Ending amount (Portfolio weight)

Cash: 

Current spending

$50,00 (5%)

1.5%

1.5%

$69,250 (6.3%)

Fixed income:

Capital preservation and income

$350,000 (35%)

2.0%

8.8%

$373,800 (33.9%)

Large-cap equities:

Growth and income

$350,000 (35%)

2.0%

15.1%

$395,850 (35.9%)

Small-cap equities:

Growth and income

$100,000 (10%)

1.5%

9.3%

$107,798 (9.8%)

International equities:

Growth and income

$150,000 (15%)

2.0%

6.9%

$157,32 (14.3%)

Total

$1,000,000 (100%)

1.9%

10.4%

$1,104,021 (100%)

Source: Schwab Center for Financial Research with data provided by Morningstar Inc. Note: Interest and dividend payments are deposited to cash. Total return includes price growth plus dividend and interest income. The example is hypothetical and provided for illustrative purposes only. It is not intended to represent a specific investment product. The example does not reflect the effects of taxes or fees. The indexes representing each asset class are: cash = Citigroup 3-Month U.S. Treasury Bill Index; fixed income = Barclays U.S. Aggregate Bond Index; large-cap equities = S&P 500® Index; small-cap equities = Russell 2000® Index; international equities = MSCI EAFE® Index. Please see the disclosures section at the end of the article for more information on the indexes used.

That means you already have enough to plug the $50,000 gap in your spending plan for the coming year and are almost halfway to refilling your 5% cash allocation.

Now it’s time to rebalance. As you can see in the End of Year Amount column, investment income and capital gains have boosted your $1 million portfolio to $1,104,021—and pushed your allocations away from their target weights. So, the next step is to buy investments that are below target—for example, in addition to replenishing your 5% cash allocation, you would also buy bonds to bring your fixed income allocation back up to 35%—and sell investments that are above target—for example, you would sell large-cap equities to bring that allocation back down to 35%.

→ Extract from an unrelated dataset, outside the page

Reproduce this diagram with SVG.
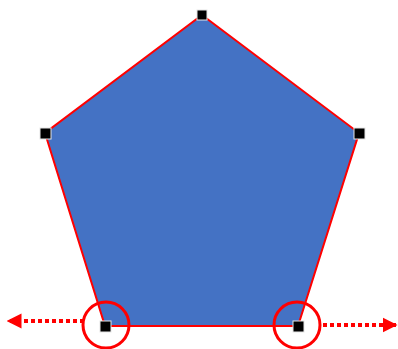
<svg xmlns="http://www.w3.org/2000/svg" width="398" height="349" viewBox="0 0 398 349">
<style>
.h{fill:#000;stroke:#e6e6e6;stroke-width:1}
.c{fill:none;stroke:#ff0000;stroke-width:3}
.d{fill:none;stroke:#ff0000;stroke-width:4;stroke-dasharray:4 3}
</style>
<defs>
<marker id="ah" viewBox="0 0 10 10" refX="9" refY="5" markerWidth="15" markerHeight="16" markerUnits="userSpaceOnUse" orient="auto">
<path d="M0,0 L10,5 L0,10 z" fill="#ff0000"/>
</marker>
</defs>
<g id="pentagon">
<polygon points="202,15 359,133 298,326 105,326 45,133" fill="#4472c4" stroke="#ff0000" stroke-width="2"/>
</g>
<g id="handles">
<rect class="h" x="197" y="10" width="10" height="10"/>
<rect class="h" x="40" y="128" width="11" height="11"/>
<rect class="h" x="354" y="128" width="11" height="11"/>
<rect class="h" x="100" y="321" width="11" height="11"/>
<rect class="h" x="293" y="321" width="11" height="11"/>
</g>
<g id="circles">
<circle class="c" cx="106" cy="325" r="23"/>
<circle class="c" cx="297" cy="325" r="23"/>
</g>
<g id="connectors">
<line class="d" x1="84" y1="321" x2="8" y2="321" marker-end="url(#ah)"/>
<line class="d" x1="323" y1="325" x2="396" y2="325" marker-end="url(#ah)"/>
</g>
</svg>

The table below shows the results. With this approach, you not only keep your target allocation on course, but you also go into the next year with a bigger portfolio than you had the year before. Notice, for example, that your 5% cash allocation is now $52,701, reflecting the fact that your overall portfolio is worth more.

Of course, your portfolio won’t always be bigger. When the market is up, you may have more. When it’s down, you may have less.

How to restore your target asset allocation by rebalancing

Investment

Amount after $50,000 withdrawal from cash

Amount sold or purchased

Amount after rebalancing

Portfolio weight (%)

Cash

$19,250

$33,451

$52,701

5%

Fixed income

$373,800

–$4,893

$368,907

35%

Large-cap equities

$395,850

–$26,943

$368,907

35%

Small-cap equities

$107,798

–$2,396

$105,402

10%

International equities

$157,324

$780

$158,103

15%

Total

$1,054,021

$0

$1,054,021

100%

Source: Schwab Center for Financial Research with data provided by Morningstar Inc. In the hypothetical portfolio above, the indexes representing each asset class are: cash = Citigroup 3-Month U.S. Treasury Bill Index; fixed income = Barclays U.S. Aggregate Bond Index; large-cap equities = S&P 500® Index; small-cap equities = Russell 2000® Index; international equities = MSCI EAFE® Index. Please see the disclosures section at the end of the article for more information on the indexes used. The example does not reflect the effects of taxes or fees. 

Yield first 

It’s worthwhile to contrast this approach with one where you rely entirely on dividend and interest income in the hope that you’ll never have to sell assets for cash. Believe it or not, that kind of rigidity can be risky. Why?

  • You may stretch for yield. An inflexible focus on generating as much yield income as possible could tempt you to focus too much on historically higher-yielding—but riskier—investments, such as high-yield bonds, master limited partnerships (MLPs), and real estate investment trusts (REITs). Though these can be appropriate in the right circumstances, our research shows that certain higher-yielding investments can expose you to equity-like risk and leave you with a more volatile portfolio. Investing too much in such volatile assets could mean that in a down year, you’d end up having to tap the principal you were trying so hard to preserve.
  • You may fail to diversify. Most portfolios should have a mix of growth and income investments. The growth piece offers the potential for the principal to appreciate faster than inflation. The income piece, of course, provides money to live on. Trying to eke out a reasonable living from dividends and bond income may necessitate dedicating a disproportionate share of your portfolio to fixed income, making the overall mix less diversified and paradoxically—since bonds are often viewed as safe, conservative investments—riskier because it may not keep pace with inflation.
  • You may not generate enough to support your lifestyle. Our hypothetical $1 million portfolio was able to generate a $50,000 retirement paycheck” through a combination of dividends, interest, and asset sales. Removing asset sales from that calculation would leave you well short of your funding goal—which could translate to a very different retirement lifestyle.

Get the facts—and help

Again, the goal of a total return approach is growing and producing enough income to outpace your spending needs. That assumes you’re starting out with an appropriate mix of investments to provide properly diversified sources of return. 

To make sure you’re starting from a good place, consider sitting down with a professional to determine how much income your portfolio is likely to produce each year through interest and dividend payments. Compare that to your yearly income needs. The difference between those two amounts is what you’ll cover through the sale of assets and rebalancing.